The Government’s proposal to publish the names of deliberate tax defaulters has met with concern from professional tax bodies, as the defamation of individuals by the HMRC could potentially harm the innocent if used inappropriately.

The proposition (BN63 in the Budget) entails the ‘naming and shaming’ of individuals who purposely avoid paying their taxes, and was part of a number of schemes outlined by the Chancellor in an effort to prevent tax evasion in the UK. The method has been used before, notably in Ireland, and is, on face value, morally difficult to oppose. However, The Chartered Institute of Taxation (CIOT) has warned that the proposition must be applied with caution and only in appropriate circumstances.

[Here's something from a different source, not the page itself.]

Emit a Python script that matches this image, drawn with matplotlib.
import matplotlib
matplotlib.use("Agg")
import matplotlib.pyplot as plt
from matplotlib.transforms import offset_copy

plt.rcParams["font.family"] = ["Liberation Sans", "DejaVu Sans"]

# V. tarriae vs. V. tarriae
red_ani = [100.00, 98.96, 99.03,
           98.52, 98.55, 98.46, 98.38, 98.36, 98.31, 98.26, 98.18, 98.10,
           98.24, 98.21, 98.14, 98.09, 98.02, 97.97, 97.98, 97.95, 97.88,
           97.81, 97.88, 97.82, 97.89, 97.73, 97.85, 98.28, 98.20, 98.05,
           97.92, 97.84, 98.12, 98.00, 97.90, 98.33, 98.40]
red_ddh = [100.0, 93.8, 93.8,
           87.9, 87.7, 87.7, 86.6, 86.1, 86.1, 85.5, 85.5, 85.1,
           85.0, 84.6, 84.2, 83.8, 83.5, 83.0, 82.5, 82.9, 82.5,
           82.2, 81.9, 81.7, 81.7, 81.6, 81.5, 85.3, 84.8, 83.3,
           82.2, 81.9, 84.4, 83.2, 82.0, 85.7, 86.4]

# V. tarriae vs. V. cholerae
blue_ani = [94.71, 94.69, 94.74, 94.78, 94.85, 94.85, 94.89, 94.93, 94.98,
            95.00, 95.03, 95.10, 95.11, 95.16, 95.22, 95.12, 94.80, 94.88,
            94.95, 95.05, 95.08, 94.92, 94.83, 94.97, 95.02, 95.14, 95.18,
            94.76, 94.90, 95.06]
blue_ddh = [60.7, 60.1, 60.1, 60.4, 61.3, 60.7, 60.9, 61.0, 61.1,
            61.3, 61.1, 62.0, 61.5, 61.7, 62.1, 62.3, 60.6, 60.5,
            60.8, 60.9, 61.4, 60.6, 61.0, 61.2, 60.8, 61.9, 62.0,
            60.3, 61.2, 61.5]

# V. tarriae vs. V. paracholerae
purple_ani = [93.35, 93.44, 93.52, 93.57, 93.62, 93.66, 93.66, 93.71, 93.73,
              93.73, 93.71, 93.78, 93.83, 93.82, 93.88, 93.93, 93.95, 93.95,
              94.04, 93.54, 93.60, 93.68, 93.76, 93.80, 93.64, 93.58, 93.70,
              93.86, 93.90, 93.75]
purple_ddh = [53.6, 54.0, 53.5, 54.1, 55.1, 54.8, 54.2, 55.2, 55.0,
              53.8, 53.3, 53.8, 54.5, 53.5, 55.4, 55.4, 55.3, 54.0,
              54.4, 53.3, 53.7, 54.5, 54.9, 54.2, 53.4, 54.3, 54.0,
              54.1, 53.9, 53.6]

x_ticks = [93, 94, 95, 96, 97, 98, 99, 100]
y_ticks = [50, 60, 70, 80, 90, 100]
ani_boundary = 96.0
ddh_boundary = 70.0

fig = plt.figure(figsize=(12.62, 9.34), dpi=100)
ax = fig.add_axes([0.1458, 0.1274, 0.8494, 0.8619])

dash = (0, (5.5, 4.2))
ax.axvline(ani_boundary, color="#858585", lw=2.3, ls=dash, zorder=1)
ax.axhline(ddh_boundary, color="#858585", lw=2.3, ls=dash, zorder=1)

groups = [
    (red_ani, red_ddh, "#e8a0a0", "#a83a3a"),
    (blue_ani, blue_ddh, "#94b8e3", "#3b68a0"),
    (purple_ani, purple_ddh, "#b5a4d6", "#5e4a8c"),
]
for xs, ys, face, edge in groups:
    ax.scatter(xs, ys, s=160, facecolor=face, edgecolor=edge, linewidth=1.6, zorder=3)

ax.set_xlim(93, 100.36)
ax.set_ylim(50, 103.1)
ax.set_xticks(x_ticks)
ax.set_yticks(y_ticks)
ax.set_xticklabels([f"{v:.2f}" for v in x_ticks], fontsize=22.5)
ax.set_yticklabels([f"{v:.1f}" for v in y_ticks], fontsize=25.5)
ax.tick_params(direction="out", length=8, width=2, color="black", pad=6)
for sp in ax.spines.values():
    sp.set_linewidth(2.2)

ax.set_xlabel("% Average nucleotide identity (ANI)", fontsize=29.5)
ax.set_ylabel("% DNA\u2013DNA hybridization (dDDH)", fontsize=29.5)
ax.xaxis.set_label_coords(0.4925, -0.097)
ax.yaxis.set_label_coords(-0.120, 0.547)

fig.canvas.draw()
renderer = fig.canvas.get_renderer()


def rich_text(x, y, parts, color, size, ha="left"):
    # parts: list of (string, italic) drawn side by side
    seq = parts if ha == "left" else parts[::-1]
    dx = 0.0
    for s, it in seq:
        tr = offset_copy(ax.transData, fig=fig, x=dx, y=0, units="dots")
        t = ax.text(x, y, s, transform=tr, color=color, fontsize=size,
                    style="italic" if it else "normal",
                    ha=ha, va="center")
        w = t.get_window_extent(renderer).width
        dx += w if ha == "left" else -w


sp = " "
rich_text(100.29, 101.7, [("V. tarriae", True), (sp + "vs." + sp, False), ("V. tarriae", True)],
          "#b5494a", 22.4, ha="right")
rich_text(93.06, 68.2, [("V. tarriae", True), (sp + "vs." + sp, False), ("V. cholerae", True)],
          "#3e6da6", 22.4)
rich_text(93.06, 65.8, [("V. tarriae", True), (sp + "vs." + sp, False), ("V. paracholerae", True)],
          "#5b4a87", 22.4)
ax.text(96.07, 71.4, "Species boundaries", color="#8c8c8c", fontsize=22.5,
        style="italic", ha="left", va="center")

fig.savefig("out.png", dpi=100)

John Whiting, Chairman of the CIOT’s Management of Taxes Sub-Committee, stated: “A question for HMRC is what controls will there be over ensuring that someone who is affected by an HMRC mistake does not get into this sanction? And if HMRC do make a ‘naming’ mistake, would proper compensation be paid?”

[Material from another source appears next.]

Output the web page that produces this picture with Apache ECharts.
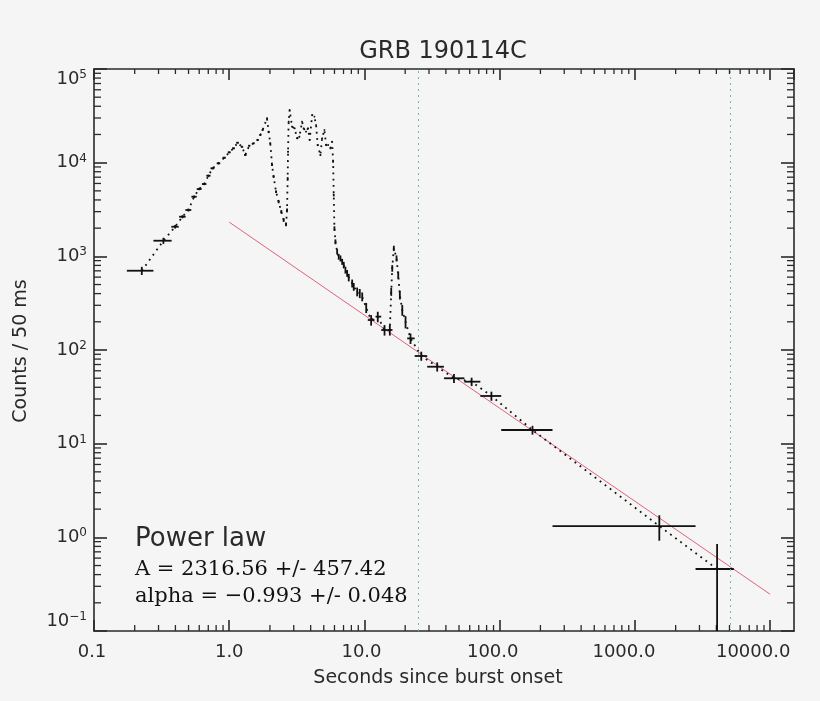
<!DOCTYPE html>
<html><head><meta charset="utf-8">
<script src="https://cdn.jsdelivr.net/npm/echarts@6/dist/echarts.min.js"></script>
<style>html,body{margin:0;padding:0;background:#f5f5f5}#c{width:820px;height:701px}</style>
</head><body><div id="c"></div>
<script>
// axis ranges and tick labels
const xRange = [0.1, 15000];
const yRange = [0.1, 100000];
const xTickLabels = ['0.1', '1.0', '10.0', '100.0', '1000.0', '10000.0'];

// 50 ms light-curve points (time s, counts/50ms, count error)
const denseT = [0.398,0.451,0.499,0.550,0.600,0.653,0.702,0.752,0.833,0.918,1.000,1.076,1.152,1.242,1.314,1.406,1.514,1.621,1.697,1.765,1.902,1.955,2.012,2.072,2.128,2.218,2.318,2.427,2.525,2.63,2.676,2.704,2.722,2.75,2.797,2.914,3.046,3.174,3.30,3.456,3.55,3.699,3.828,3.935,4.10,4.263,4.387,4.509,4.721,4.861,5.054,5.204,5.384,5.60,5.765,5.864,5.925,5.996,6.099,6.279,6.45,6.642,6.84,7.027,7.23,7.445,7.65,8.11,8.33,8.83,9.23,9.62,10.3,15.77,16.04,16.48,17.26,17.77,18.26,19.03,20.12];
const denseC = [2070,2648,3123,4330,5232,5916,7256,8703,9840,11290,12890,14230,16330,14800,12070,15170,16090,17450,19730,22310,29760,21400,16090,9440,7080,4898,3829,2995,2441,2197,3123,6807,13090,27360,36480,24200,23260,18200,18920,27360,23260,21400,23260,17450,32260,30950,25230,15430,12070,18200,22310,15430,15430,14230,16740,10240,4514,1991,1432,1120,991,952,876,808,714,659,595,515,474,419,403,371,283,419,745,1218,952,632,386,267,200];
const denseDc = [90,100,110,130,150,160,180,200,220,240,260,280,300,280,260,280,290,300,320,340,400,340,290,220,190,150,140,120,110,100,120,180,260,380,440,360,350,310,320,380,350,340,350,300,410,400,360,290,260,310,340,290,290,280,300,230,150,100,85,75,70,70,65,65,60,55,55,50,45,45,45,40,35,40,60,80,70,55,40,35,30];
const denseHalfBin = 0.025;

// rebinned points with explicit bins
const binT   = [0.2256, 0.326, 11.2, 12.54, 14.07, 15.4, 21.9, 26.3, 34.5, 45.9, 62.0, 86.8, 174.7, 1514, 4050];
const binC   = [702, 1468, 209, 227, 163.5, 163.5, 133, 86.3, 66.3, 49.9, 45.9, 32.3, 14.0, 1.32, 0.459];
const binTlo = [0.175, 0.275, 10.58, 12.07, 13.3, 14.7, 20.7, 23.5, 29.1, 38.7, 54.8, 71.9, 102.6, 245.7, 2806];
const binThi = [0.275, 0.375, 11.86, 13.3, 14.7, 16.1, 23.5, 29.1, 38.7, 54.8, 71.9, 102.6, 245.7, 2806, 5383];
const binDc  = [70, 110, 27, 29, 21, 21, 17, 9.6, 7.4, 5.6, 4.7, 3.6, 1.5, 0.4, 0.39];

// power-law fit endpoints and vertical markers
const fitT = [1, 10000];
const fitC = [2316.56, 0.2466];
const markerT = [25, 5100];

const lc = [];
denseT.forEach((t, i) => lc.push([t, denseC[i]]));
binT.forEach((t, i) => lc.push([t, binC[i]]));
lc.sort((a, b) => a[0] - b[0]);

const errData = [];
denseT.forEach((t, i) => errData.push([t, denseC[i], t - denseHalfBin, t + denseHalfBin, denseC[i] - denseDc[i], denseC[i] + denseDc[i]]));
binT.forEach((t, i) => errData.push([t, binC[i], binTlo[i], binThi[i], binC[i] - binDc[i], binC[i] + binDc[i]]));

const INK = '#2a2a2a';
const SANS = 'DejaVu Sans';
const SERIF = 'DejaVu Serif';

const chart = echarts.init(document.getElementById('c'));

function errItem(params, api) {
  const cs = params.coordSys;
  const bottom = cs.y + cs.height;
  const t = api.value(0), c = api.value(1);
  const p = api.coord([t, c]);
  const pl = api.coord([api.value(2), c]);
  const ph = api.coord([api.value(3), c]);
  const cl = api.value(4), ch = api.value(5);
  let yl = cl > 0 ? api.coord([t, cl])[1] : bottom;
  yl = Math.min(yl, bottom);
  const yh = api.coord([t, ch])[1];
  const st = { stroke: '#111', lineWidth: 1.8 };
  return { type: 'group', children: [
    { type: 'line', shape: { x1: pl[0], y1: p[1], x2: ph[0], y2: p[1] }, style: st },
    { type: 'line', shape: { x1: p[0], y1: yh, x2: p[0], y2: yl }, style: st }
  ]};
}

function minorTicks(params, api) {
  const cs = params.coordSys;
  const L = cs.x, R = cs.x + cs.width, T = cs.y, B = cs.y + cs.height;
  const st = { stroke: INK, lineWidth: 1.3 };
  const ch = [];
  for (let d = -1; d <= 4; d++) {
    for (let m = 2; m <= 9; m++) {
      const v = m * Math.pow(10, d);
      if (v > xRange[0] && v < xRange[1]) {
        const x = api.coord([v, yRange[0]])[0];
        ch.push({ type: 'line', shape: { x1: x, y1: B, x2: x, y2: B - 6 }, style: st });
        ch.push({ type: 'line', shape: { x1: x, y1: T, x2: x, y2: T + 5 }, style: st });
      }
      if (v > yRange[0] && v < yRange[1]) {
        const y = api.coord([xRange[0], v])[1];
        ch.push({ type: 'line', shape: { x1: L, y1: y, x2: L + 7, y2: y }, style: st });
        ch.push({ type: 'line', shape: { x1: R, y1: y, x2: R - 7, y2: y }, style: st });
      }
    }
  }
  return { type: 'group', children: ch };
}

const xPads = [4, 0, 6, 14, 22, 34];
const xRich = {};
xPads.forEach((p, i) => { xRich['x' + i] = { fontSize: 18, fontFamily: SANS, color: INK, padding: [0, p, 0, 0] }; });

const axisLine = { show: true, lineStyle: { color: INK, width: 1.6 } };

chart.setOption({
  backgroundColor: '#f5f5f5',
  animation: false,
  grid: { left: 94, right: 26, top: 69, bottom: 70, containLabel: false },
  xAxis: [
    { type: 'log', logBase: 10, min: xRange[0], max: xRange[1], position: 'bottom',
      axisLine, splitLine: { show: false },
      axisTick: { inside: true, length: 11, lineStyle: { color: INK, width: 1.6 } },
      axisLabel: { margin: 12, showMaxLabel: false, rich: xRich,
        formatter: v => { const e = Math.round(Math.log10(v)); if (e < -1 || e > 4 || Math.abs(v - Math.pow(10, e)) > 1e-6 * v) return ''; return '{x' + (e + 1) + '|' + xTickLabels[e + 1] + '}'; } } },
    { type: 'log', logBase: 10, min: xRange[0], max: xRange[1], position: 'top',
      axisLine, splitLine: { show: false },
      axisTick: { inside: true, length: 11, lineStyle: { color: INK, width: 1.6 } },
      axisLabel: { show: false } }
  ],
  yAxis: [
    { type: 'log', logBase: 10, min: yRange[0], max: yRange[1], position: 'left',
      axisLine, splitLine: { show: false },
      axisTick: { inside: true, length: 13, lineStyle: { color: INK, width: 1.6 } },
      axisLabel: { margin: 7, verticalAlignMaxLabel: 'top', verticalAlignMinLabel: 'bottom',
        formatter: v => { const e = Math.round(Math.log10(v)); return '{b|10}{s|' + (e < 0 ? '\u2212' + (-e) : e) + '}'; },
        rich: { b: { fontSize: 18, fontFamily: SANS, color: INK, lineHeight: 20 },
                s: { fontSize: 12, fontFamily: SANS, color: INK, verticalAlign: 'top', lineHeight: 12 } } } },
    { type: 'log', logBase: 10, min: yRange[0], max: yRange[1], position: 'right',
      axisLine, splitLine: { show: false },
      axisTick: { inside: true, length: 13, lineStyle: { color: INK, width: 1.6 } },
      axisLabel: { show: false } }
  ],
  series: [
    { type: 'custom', name: 'minor', renderItem: minorTicks, data: [[1, 1]], silent: true, z: 1, clip: false },
    { type: 'line', name: 'fit', data: fitT.map((t, i) => [t, fitC[i]]), symbol: 'none', silent: true, z: 2,
      lineStyle: { color: '#e0627a', width: 1 },
      markLine: { symbol: ['none', 'none'], silent: true, label: { show: false },
        lineStyle: { color: '#6cbfa6', type: [2, 4], width: 1 },
        data: markerT.map(t => ({ xAxis: t })) } },
    { type: 'line', name: 'lc', data: lc, symbol: 'none', showSymbol: false, silent: true, z: 3,
      lineStyle: { color: '#111', width: 1.8, type: [1.8, 4.5] } },
    { type: 'custom', name: 'err', renderItem: errItem, data: errData, silent: true, z: 4, clip: true,
      encode: { x: 0, y: 1 } }
  ],
  graphic: [
    { type: 'text', x: 443, y: 52, style: { text: 'GRB 190114C', fontSize: 24, fontFamily: SANS, fill: INK, align: 'center', verticalAlign: 'middle' } },
    { type: 'text', x: 438, y: 678, style: { text: 'Seconds since burst onset', fontSize: 19, fontFamily: SANS, fill: INK, align: 'center', verticalAlign: 'middle' } },
    { type: 'text', x: 21, y: 351, rotation: Math.PI / 2, style: { text: 'Counts / 50 ms', fontSize: 19, fontFamily: SANS, fill: INK, align: 'center', verticalAlign: 'middle' } },
    { type: 'text', x: 135, y: 539, style: { text: 'Power law', fontSize: 26, fontFamily: SANS, fill: INK, align: 'left', verticalAlign: 'middle' } },
    { type: 'text', x: 135, y: 570, style: { text: 'A = 2316.56 +/- 457.42', fontSize: 21, fontFamily: SERIF, fill: '#111', align: 'left', verticalAlign: 'middle' } },
    { type: 'text', x: 135, y: 597, style: { text: 'alpha = \u22120.993 +/- 0.048', fontSize: 21, fontFamily: SERIF, fill: '#111', align: 'left', verticalAlign: 'middle' } }
  ]
});
</script></body></html>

The CIOT proposes several methods of ensuring that only the deserving parties are ultimately named and shamed, including instating a proper system of judgment which determines what offences would warrant a sanction; the limitation of the method to include only tax evaders who deliberately default and conceal; ensuring that HMRC will not use this power as a threat towards settling unrelated tax disputes; and the ability for the tax payer to appeal against publication.